WHAT TO PRODUCE
Transcribe the data in full and exactly, omitting any pictures.

DATASET SECTION
:::
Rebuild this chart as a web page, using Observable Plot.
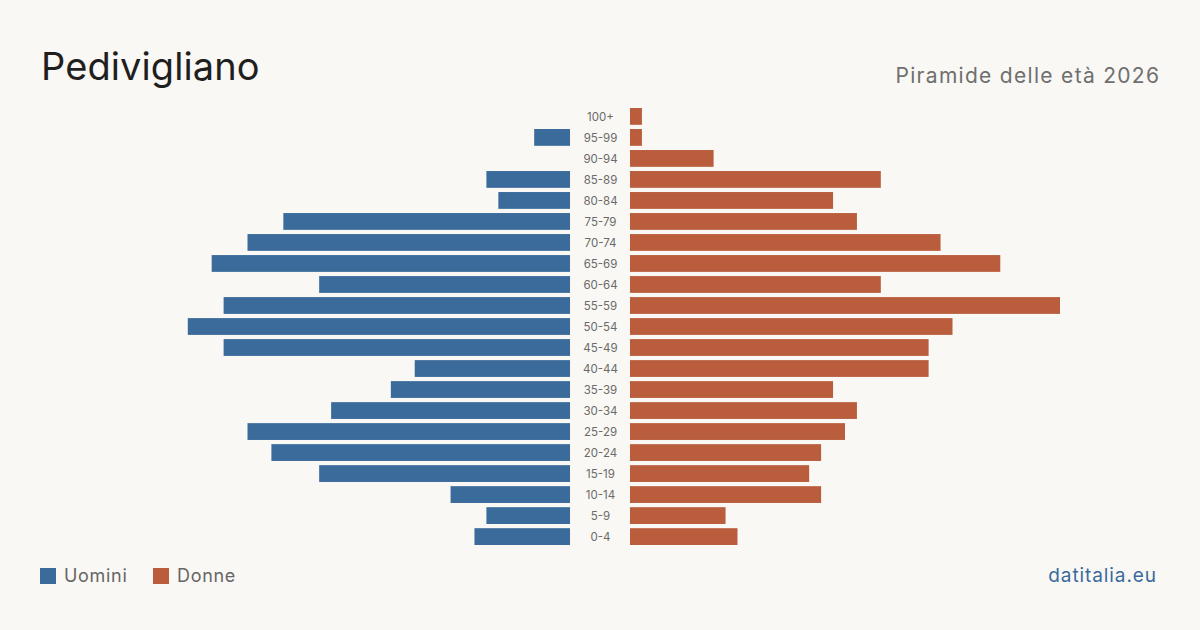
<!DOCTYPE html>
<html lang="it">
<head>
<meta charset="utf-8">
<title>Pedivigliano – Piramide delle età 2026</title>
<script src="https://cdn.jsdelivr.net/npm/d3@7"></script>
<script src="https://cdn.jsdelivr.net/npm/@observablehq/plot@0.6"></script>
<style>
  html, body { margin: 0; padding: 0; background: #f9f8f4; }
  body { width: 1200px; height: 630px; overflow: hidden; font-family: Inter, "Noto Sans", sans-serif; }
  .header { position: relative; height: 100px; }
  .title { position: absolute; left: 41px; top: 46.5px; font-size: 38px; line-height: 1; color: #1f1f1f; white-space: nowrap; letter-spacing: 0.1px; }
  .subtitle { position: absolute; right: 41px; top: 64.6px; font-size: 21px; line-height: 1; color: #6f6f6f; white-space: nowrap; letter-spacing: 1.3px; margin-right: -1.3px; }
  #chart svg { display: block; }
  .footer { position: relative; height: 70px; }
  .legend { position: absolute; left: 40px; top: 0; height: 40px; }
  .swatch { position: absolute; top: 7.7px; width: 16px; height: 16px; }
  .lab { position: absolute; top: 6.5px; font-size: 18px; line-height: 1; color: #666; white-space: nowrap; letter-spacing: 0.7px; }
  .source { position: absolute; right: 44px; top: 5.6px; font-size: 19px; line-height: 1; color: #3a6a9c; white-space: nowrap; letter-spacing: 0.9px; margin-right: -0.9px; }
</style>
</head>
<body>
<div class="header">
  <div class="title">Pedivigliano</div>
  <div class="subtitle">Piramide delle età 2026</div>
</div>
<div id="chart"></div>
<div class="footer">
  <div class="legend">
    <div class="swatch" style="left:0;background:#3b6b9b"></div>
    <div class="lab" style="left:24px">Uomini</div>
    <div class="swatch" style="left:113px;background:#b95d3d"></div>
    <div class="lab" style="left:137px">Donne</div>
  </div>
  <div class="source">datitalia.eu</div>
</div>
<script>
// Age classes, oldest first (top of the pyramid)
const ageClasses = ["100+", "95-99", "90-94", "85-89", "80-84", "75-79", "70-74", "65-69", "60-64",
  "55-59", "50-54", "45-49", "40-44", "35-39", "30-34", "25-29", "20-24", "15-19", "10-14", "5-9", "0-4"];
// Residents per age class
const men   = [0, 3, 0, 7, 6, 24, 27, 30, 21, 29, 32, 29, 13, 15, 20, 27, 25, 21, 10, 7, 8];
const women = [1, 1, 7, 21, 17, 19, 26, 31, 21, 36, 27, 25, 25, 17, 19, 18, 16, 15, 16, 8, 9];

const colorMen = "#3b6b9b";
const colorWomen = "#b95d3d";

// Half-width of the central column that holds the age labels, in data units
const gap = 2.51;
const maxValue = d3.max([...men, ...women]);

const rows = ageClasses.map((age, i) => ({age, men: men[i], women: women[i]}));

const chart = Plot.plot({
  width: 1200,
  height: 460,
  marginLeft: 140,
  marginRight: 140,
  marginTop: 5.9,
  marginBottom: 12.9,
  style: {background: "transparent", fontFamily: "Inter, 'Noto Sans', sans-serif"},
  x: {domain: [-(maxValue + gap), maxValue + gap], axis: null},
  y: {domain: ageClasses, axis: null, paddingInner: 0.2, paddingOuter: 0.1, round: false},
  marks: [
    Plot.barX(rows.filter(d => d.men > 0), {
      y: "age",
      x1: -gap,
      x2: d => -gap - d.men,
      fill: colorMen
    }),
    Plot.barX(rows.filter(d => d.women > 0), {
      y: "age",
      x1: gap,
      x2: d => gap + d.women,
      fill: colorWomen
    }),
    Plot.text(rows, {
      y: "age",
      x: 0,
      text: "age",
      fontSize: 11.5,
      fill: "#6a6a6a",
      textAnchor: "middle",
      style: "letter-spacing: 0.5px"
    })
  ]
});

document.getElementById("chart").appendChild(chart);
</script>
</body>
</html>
:::
EXERCISE ANSWER
Rebuild this chart as a web page, using Observable Plot.
<!DOCTYPE html>
<html lang="it">
<head>
<meta charset="utf-8">
<title>Pedivigliano – Piramide delle età 2026</title>
<script src="https://cdn.jsdelivr.net/npm/d3@7"></script>
<script src="https://cdn.jsdelivr.net/npm/@observablehq/plot@0.6"></script>
<style>
  html, body { margin: 0; padding: 0; background: #f9f8f4; }
  body { width: 1200px; height: 630px; overflow: hidden; font-family: Inter, "Noto Sans", sans-serif; }
  .header { position: relative; height: 100px; }
  .title { position: absolute; left: 41px; top: 46.5px; font-size: 38px; line-height: 1; color: #1f1f1f; white-space: nowrap; letter-spacing: 0.1px; }
  .subtitle { position: absolute; right: 41px; top: 64.6px; font-size: 21px; line-height: 1; color: #6f6f6f; white-space: nowrap; letter-spacing: 1.3px; margin-right: -1.3px; }
  #chart svg { display: block; }
  .footer { position: relative; height: 70px; }
  .legend { position: absolute; left: 40px; top: 0; height: 40px; }
  .swatch { position: absolute; top: 7.7px; width: 16px; height: 16px; }
  .lab { position: absolute; top: 6.5px; font-size: 18px; line-height: 1; color: #666; white-space: nowrap; letter-spacing: 0.7px; }
  .source { position: absolute; right: 44px; top: 5.6px; font-size: 19px; line-height: 1; color: #3a6a9c; white-space: nowrap; letter-spacing: 0.9px; margin-right: -0.9px; }
</style>
</head>
<body>
<div class="header">
  <div class="title">Pedivigliano</div>
  <div class="subtitle">Piramide delle età 2026</div>
</div>
<div id="chart"></div>
<div class="footer">
  <div class="legend">
    <div class="swatch" style="left:0;background:#3b6b9b"></div>
    <div class="lab" style="left:24px">Uomini</div>
    <div class="swatch" style="left:113px;background:#b95d3d"></div>
    <div class="lab" style="left:137px">Donne</div>
  </div>
  <div class="source">datitalia.eu</div>
</div>
<script>
// Age classes, oldest first (top of the pyramid)
const ageClasses = ["100+", "95-99", "90-94", "85-89", "80-84", "75-79", "70-74", "65-69", "60-64",
  "55-59", "50-54", "45-49", "40-44", "35-39", "30-34", "25-29", "20-24", "15-19", "10-14", "5-9", "0-4"];
// Residents per age class
const men   = [0, 3, 0, 7, 6, 24, 27, 30, 21, 29, 32, 29, 13, 15, 20, 27, 25, 21, 10, 7, 8];
const women = [1, 1, 7, 21, 17, 19, 26, 31, 21, 36, 27, 25, 25, 17, 19, 18, 16, 15, 16, 8, 9];

const colorMen = "#3b6b9b";
const colorWomen = "#b95d3d";

// Half-width of the central column that holds the age labels, in data units
const gap = 2.51;
const maxValue = d3.max([...men, ...women]);

const rows = ageClasses.map((age, i) => ({age, men: men[i], women: women[i]}));

const chart = Plot.plot({
  width: 1200,
  height: 460,
  marginLeft: 140,
  marginRight: 140,
  marginTop: 5.9,
  marginBottom: 12.9,
  style: {background: "transparent", fontFamily: "Inter, 'Noto Sans', sans-serif"},
  x: {domain: [-(maxValue + gap), maxValue + gap], axis: null},
  y: {domain: ageClasses, axis: null, paddingInner: 0.2, paddingOuter: 0.1, round: false},
  marks: [
    Plot.barX(rows.filter(d => d.men > 0), {
      y: "age",
      x1: -gap,
      x2: d => -gap - d.men,
      fill: colorMen
    }),
    Plot.barX(rows.filter(d => d.women > 0), {
      y: "age",
      x1: gap,
      x2: d => gap + d.women,
      fill: colorWomen
    }),
    Plot.text(rows, {
      y: "age",
      x: 0,
      text: "age",
      fontSize: 11.5,
      fill: "#6a6a6a",
      textAnchor: "middle",
      style: "letter-spacing: 0.5px"
    })
  ]
});

document.getElementById("chart").appendChild(chart);
</script>
</body>
</html>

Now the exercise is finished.